Exercise task —
Retype all material exactly. Pictures stay out of the copy.

++++ Dataset section

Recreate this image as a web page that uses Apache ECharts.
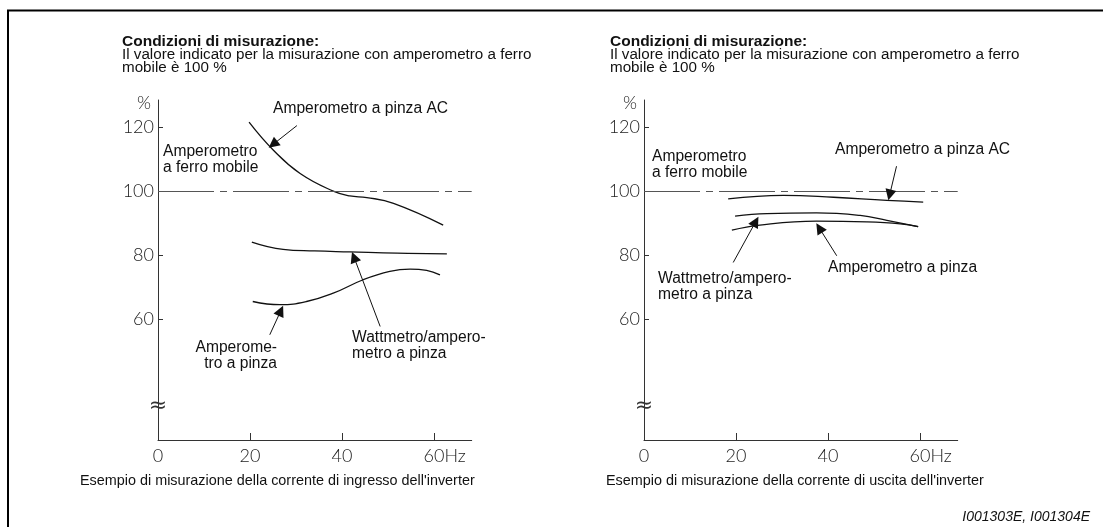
<!DOCTYPE html>
<html>
<head>
<meta charset="utf-8">
<script src="https://cdn.jsdelivr.net/npm/echarts@6/dist/echarts.min.js"></script>
<style>
  html, body { margin: 0; padding: 0; background: #fff; }
  #chart { width: 1103px; height: 527px; }
</style>
</head>
<body>
<div id="chart"></div>
<script>
// Axis ranges and tick labels
const X_MAX = 68.2;
const Y_MIN = 22.2;
const Y_MAX = 128.5;
const xTickLabels = [0, 20, 40, 60];
const xTicks = [20, 40, 60];
const yTickLabels = [60, 80, 100, 120];
const REF_LEVEL = 100;      // moving-iron ammeter reading = 100 %
const BREAK_LEVEL = 32.6;   // where the broken-axis mark sits

// Input current of the inverter: [frequency Hz, reading %]
const inClampAC = [[19.8,121.6],[25.1,112.8],[30.9,105.5],[38.1,100.0],[41.7,98.5],[45.4,98.0],[51.2,96.2],[62.0,89.4]];
const inWattClamp = [[20.4,84.1],[27.2,81.8],[34.0,81.3],[41.7,81.0],[52.0,80.6],[62.8,80.4]];
const inClamp = [[20.6,65.5],[26.5,64.5],[32.3,65.5],[38.1,68.1],[44.6,72.3],[50.4,74.9],[54.8,75.6],[58.4,75.2],[61.3,73.8]];

// Output current of the inverter: [frequency Hz, reading %]
const outClampAC = [[18.3,97.6],[30.3,98.7],[41.2,98.1],[52.8,97.1],[60.7,96.6]];
const outWattClamp = [[19.8,92.2],[26.7,93.0],[37.5,93.2],[47.0,92.4],[52.8,90.9],[59.6,88.9]];
const outClamp = [[19.1,87.8],[25.2,89.4],[37.5,90.6],[48.4,90.4],[55.7,89.8],[59.6,88.9]];

// Pointer arrows for the curve captions: [from, to] in axis units
const inArrows = [
  [[30.2,120.5],[25.0,114.6]],
  [[48.3,57.7],[42.6,79.4]],
  [[24.3,55.1],[26.7,62.6]]
];
const outArrows = [
  [[54.9,107.8],[53.4,98.8]],
  [[19.4,77.7],[24.3,90.5]],
  [[41.9,79.8],[38.1,88.5]]
];

const TICK_FONT = { fontFamily: 'Lato', fontWeight: 300, fontSize: 18, color: '#222' };
const AXIS_COLOR = '#333';

function xAxisFor(gridIndex) {
  return {
    type: 'value', gridIndex, min: 0, max: X_MAX,
    axisLine: { show: true, onZero: false, lineStyle: { color: AXIS_COLOR, width: 1 } },
    axisTick: { show: true, inside: true, length: 7, customValues: xTicks, lineStyle: { color: AXIS_COLOR } },
    axisLabel: {
      customValues: xTickLabels, margin: 7, ...TICK_FONT,
      formatter: v => v === 60 ? '{g|Hz}60Hz' : String(v),
      rich: { g: { ...TICK_FONT, color: 'rgba(0,0,0,0)' } }
    },
    splitLine: { show: false }
  };
}
function yAxisFor(gridIndex) {
  return {
    type: 'value', gridIndex, min: Y_MIN, max: Y_MAX,
    axisLine: { show: true, onZero: false, lineStyle: { color: AXIS_COLOR, width: 1 } },
    axisTick: { show: true, inside: true, length: 5, customValues: yTickLabels, lineStyle: { color: AXIS_COLOR } },
    axisLabel: { customValues: yTickLabels, margin: 4, ...TICK_FONT },
    splitLine: { show: false }
  };
}

function curve(data, gi, arrows) {
  return {
    type: 'line', xAxisIndex: gi, yAxisIndex: gi, data,
    smooth: 0.45, showSymbol: false, silent: true,
    lineStyle: { color: '#111', width: 1.3 },
    markLine: {
      silent: true, symbol: ['none', 'triangle'], symbolSize: 11,
      lineStyle: { color: '#111', width: 1, type: 'solid' },
      label: { show: false },
      data: arrows.map(a => [{ coord: a[0] }, { coord: a[1] }])
    }
  };
}
function refLine(gi) {
  return {
    type: 'line', xAxisIndex: gi, yAxisIndex: gi, data: [], silent: true,
    markLine: {
      silent: true, symbol: ['none', 'none'], label: { show: false },
      lineStyle: { color: '#555', width: 1, type: [56, 6, 7, 6] },
      data: [{ yAxis: REF_LEVEL }]
    }
  };
}

const chart = echarts.init(document.getElementById('chart'), null, { renderer: 'canvas' });
chart.setOption({
  animation: false,
  backgroundColor: '#fff',
  grid: [
    { left: 158, top: 100, width: 313.7, height: 340 },
    { left: 644, top: 100, width: 313.7, height: 340 }
  ],
  xAxis: [xAxisFor(0), xAxisFor(1)],
  yAxis: [yAxisFor(0), yAxisFor(1)],
  series: [
    refLine(0),
    curve(inClampAC, 0, [inArrows[0]]),
    curve(inWattClamp, 0, [inArrows[1]]),
    curve(inClamp, 0, [inArrows[2]]),
    refLine(1),
    curve(outClampAC, 1, [outArrows[0]]),
    curve(outWattClamp, 1, [outArrows[1]]),
    curve(outClamp, 1, [outArrows[2]])
  ]
});

// Captions, frame and axis-break marks
const TXT = { fontFamily: 'Liberation Sans, Arial, sans-serif', fill: '#111' };
function text(x, y, str, extra) {
  return { type: 'text', x, y, silent: true,
    style: Object.assign({ text: str, fontSize: 15.6, lineHeight: 16, verticalAlign: 'middle', align: 'left' }, TXT, extra || {}) };
}
function breakMark(gi) {
  const p = chart.convertToPixel({ xAxisIndex: gi, yAxisIndex: gi }, [0, BREAK_LEVEL]);
  return text(p[0], p[1], '\u2248', { align: 'center', fontSize: 22, fontFamily: 'DejaVu Sans', fill: '#333' });
}
function header(x) {
  return [
    text(x, 41.5, 'Condizioni di misurazione:', { fontSize: 15.5, fontWeight: 'bold' }),
    text(x, 55, 'Il valore indicato per la misurazione con amperometro a ferro', { fontSize: 15.2 }),
    text(x, 68, 'mobile \u00e8 100 %', { fontSize: 15.2 })
  ];
}

chart.setOption({
  graphic: [
    { type: 'polyline', silent: true, shape: { points: [[8, 527], [8, 10.5], [1103, 10.5]] },
      style: { stroke: '#000', lineWidth: 2, fill: null } },
    ...header(122),
    ...header(610),
    text(144, 103, '%', { align: 'center', fontFamily: 'Lato', fontWeight: 300, fontSize: 18, fill: '#222' }),
    text(630, 103, '%', { align: 'center', fontFamily: 'Lato', fontWeight: 300, fontSize: 18, fill: '#222' }),
    breakMark(0), breakMark(1),
    // left chart captions
    text(273, 109, 'Amperometro a pinza AC'),
    text(163, 160, 'Amperometro\na ferro mobile'),
    text(277, 356, 'Amperome-\ntro a pinza', { align: 'right' }),
    text(352, 346, 'Wattmetro/ampero-\nmetro a pinza'),
    // right chart captions
    text(835, 150, 'Amperometro a pinza AC'),
    text(652, 165, 'Amperometro\na ferro mobile'),
    text(658, 287, 'Wattmetro/ampero-\nmetro a pinza'),
    text(828, 268, 'Amperometro a pinza'),
    // bottom captions
    text(80, 481, "Esempio di misurazione della corrente di ingresso dell'inverter", { fontSize: 14.4 }),
    text(606, 481, "Esempio di misurazione della corrente di uscita dell'inverter", { fontSize: 14.4 }),
    text(1090, 517, 'I001303E, I001304E', { align: 'right', fontSize: 14, fontStyle: 'italic' })
  ]
});
</script>
</body>
</html>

++++++++

Solution to the problem —
Recreate this image as a web page that uses Apache ECharts.
<!DOCTYPE html>
<html>
<head>
<meta charset="utf-8">
<script src="https://cdn.jsdelivr.net/npm/echarts@6/dist/echarts.min.js"></script>
<style>
  html, body { margin: 0; padding: 0; background: #fff; }
  #chart { width: 1103px; height: 527px; }
</style>
</head>
<body>
<div id="chart"></div>
<script>
// Axis ranges and tick labels
const X_MAX = 68.2;
const Y_MIN = 22.2;
const Y_MAX = 128.5;
const xTickLabels = [0, 20, 40, 60];
const xTicks = [20, 40, 60];
const yTickLabels = [60, 80, 100, 120];
const REF_LEVEL = 100;      // moving-iron ammeter reading = 100 %
const BREAK_LEVEL = 32.6;   // where the broken-axis mark sits

// Input current of the inverter: [frequency Hz, reading %]
const inClampAC = [[19.8,121.6],[25.1,112.8],[30.9,105.5],[38.1,100.0],[41.7,98.5],[45.4,98.0],[51.2,96.2],[62.0,89.4]];
const inWattClamp = [[20.4,84.1],[27.2,81.8],[34.0,81.3],[41.7,81.0],[52.0,80.6],[62.8,80.4]];
const inClamp = [[20.6,65.5],[26.5,64.5],[32.3,65.5],[38.1,68.1],[44.6,72.3],[50.4,74.9],[54.8,75.6],[58.4,75.2],[61.3,73.8]];

// Output current of the inverter: [frequency Hz, reading %]
const outClampAC = [[18.3,97.6],[30.3,98.7],[41.2,98.1],[52.8,97.1],[60.7,96.6]];
const outWattClamp = [[19.8,92.2],[26.7,93.0],[37.5,93.2],[47.0,92.4],[52.8,90.9],[59.6,88.9]];
const outClamp = [[19.1,87.8],[25.2,89.4],[37.5,90.6],[48.4,90.4],[55.7,89.8],[59.6,88.9]];

// Pointer arrows for the curve captions: [from, to] in axis units
const inArrows = [
  [[30.2,120.5],[25.0,114.6]],
  [[48.3,57.7],[42.6,79.4]],
  [[24.3,55.1],[26.7,62.6]]
];
const outArrows = [
  [[54.9,107.8],[53.4,98.8]],
  [[19.4,77.7],[24.3,90.5]],
  [[41.9,79.8],[38.1,88.5]]
];

const TICK_FONT = { fontFamily: 'Lato', fontWeight: 300, fontSize: 18, color: '#222' };
const AXIS_COLOR = '#333';

function xAxisFor(gridIndex) {
  return {
    type: 'value', gridIndex, min: 0, max: X_MAX,
    axisLine: { show: true, onZero: false, lineStyle: { color: AXIS_COLOR, width: 1 } },
    axisTick: { show: true, inside: true, length: 7, customValues: xTicks, lineStyle: { color: AXIS_COLOR } },
    axisLabel: {
      customValues: xTickLabels, margin: 7, ...TICK_FONT,
      formatter: v => v === 60 ? '{g|Hz}60Hz' : String(v),
      rich: { g: { ...TICK_FONT, color: 'rgba(0,0,0,0)' } }
    },
    splitLine: { show: false }
  };
}
function yAxisFor(gridIndex) {
  return {
    type: 'value', gridIndex, min: Y_MIN, max: Y_MAX,
    axisLine: { show: true, onZero: false, lineStyle: { color: AXIS_COLOR, width: 1 } },
    axisTick: { show: true, inside: true, length: 5, customValues: yTickLabels, lineStyle: { color: AXIS_COLOR } },
    axisLabel: { customValues: yTickLabels, margin: 4, ...TICK_FONT },
    splitLine: { show: false }
  };
}

function curve(data, gi, arrows) {
  return {
    type: 'line', xAxisIndex: gi, yAxisIndex: gi, data,
    smooth: 0.45, showSymbol: false, silent: true,
    lineStyle: { color: '#111', width: 1.3 },
    markLine: {
      silent: true, symbol: ['none', 'triangle'], symbolSize: 11,
      lineStyle: { color: '#111', width: 1, type: 'solid' },
      label: { show: false },
      data: arrows.map(a => [{ coord: a[0] }, { coord: a[1] }])
    }
  };
}
function refLine(gi) {
  return {
    type: 'line', xAxisIndex: gi, yAxisIndex: gi, data: [], silent: true,
    markLine: {
      silent: true, symbol: ['none', 'none'], label: { show: false },
      lineStyle: { color: '#555', width: 1, type: [56, 6, 7, 6] },
      data: [{ yAxis: REF_LEVEL }]
    }
  };
}

const chart = echarts.init(document.getElementById('chart'), null, { renderer: 'canvas' });
chart.setOption({
  animation: false,
  backgroundColor: '#fff',
  grid: [
    { left: 158, top: 100, width: 313.7, height: 340 },
    { left: 644, top: 100, width: 313.7, height: 340 }
  ],
  xAxis: [xAxisFor(0), xAxisFor(1)],
  yAxis: [yAxisFor(0), yAxisFor(1)],
  series: [
    refLine(0),
    curve(inClampAC, 0, [inArrows[0]]),
    curve(inWattClamp, 0, [inArrows[1]]),
    curve(inClamp, 0, [inArrows[2]]),
    refLine(1),
    curve(outClampAC, 1, [outArrows[0]]),
    curve(outWattClamp, 1, [outArrows[1]]),
    curve(outClamp, 1, [outArrows[2]])
  ]
});

// Captions, frame and axis-break marks
const TXT = { fontFamily: 'Liberation Sans, Arial, sans-serif', fill: '#111' };
function text(x, y, str, extra) {
  return { type: 'text', x, y, silent: true,
    style: Object.assign({ text: str, fontSize: 15.6, lineHeight: 16, verticalAlign: 'middle', align: 'left' }, TXT, extra || {}) };
}
function breakMark(gi) {
  const p = chart.convertToPixel({ xAxisIndex: gi, yAxisIndex: gi }, [0, BREAK_LEVEL]);
  return text(p[0], p[1], '\u2248', { align: 'center', fontSize: 22, fontFamily: 'DejaVu Sans', fill: '#333' });
}
function header(x) {
  return [
    text(x, 41.5, 'Condizioni di misurazione:', { fontSize: 15.5, fontWeight: 'bold' }),
    text(x, 55, 'Il valore indicato per la misurazione con amperometro a ferro', { fontSize: 15.2 }),
    text(x, 68, 'mobile \u00e8 100 %', { fontSize: 15.2 })
  ];
}

chart.setOption({
  graphic: [
    { type: 'polyline', silent: true, shape: { points: [[8, 527], [8, 10.5], [1103, 10.5]] },
      style: { stroke: '#000', lineWidth: 2, fill: null } },
    ...header(122),
    ...header(610),
    text(144, 103, '%', { align: 'center', fontFamily: 'Lato', fontWeight: 300, fontSize: 18, fill: '#222' }),
    text(630, 103, '%', { align: 'center', fontFamily: 'Lato', fontWeight: 300, fontSize: 18, fill: '#222' }),
    breakMark(0), breakMark(1),
    // left chart captions
    text(273, 109, 'Amperometro a pinza AC'),
    text(163, 160, 'Amperometro\na ferro mobile'),
    text(277, 356, 'Amperome-\ntro a pinza', { align: 'right' }),
    text(352, 346, 'Wattmetro/ampero-\nmetro a pinza'),
    // right chart captions
    text(835, 150, 'Amperometro a pinza AC'),
    text(652, 165, 'Amperometro\na ferro mobile'),
    text(658, 287, 'Wattmetro/ampero-\nmetro a pinza'),
    text(828, 268, 'Amperometro a pinza'),
    // bottom captions
    text(80, 481, "Esempio di misurazione della corrente di ingresso dell'inverter", { fontSize: 14.4 }),
    text(606, 481, "Esempio di misurazione della corrente di uscita dell'inverter", { fontSize: 14.4 }),
    text(1090, 517, 'I001303E, I001304E', { align: 'right', fontSize: 14, fontStyle: 'italic' })
  ]
});
</script>
</body>
</html>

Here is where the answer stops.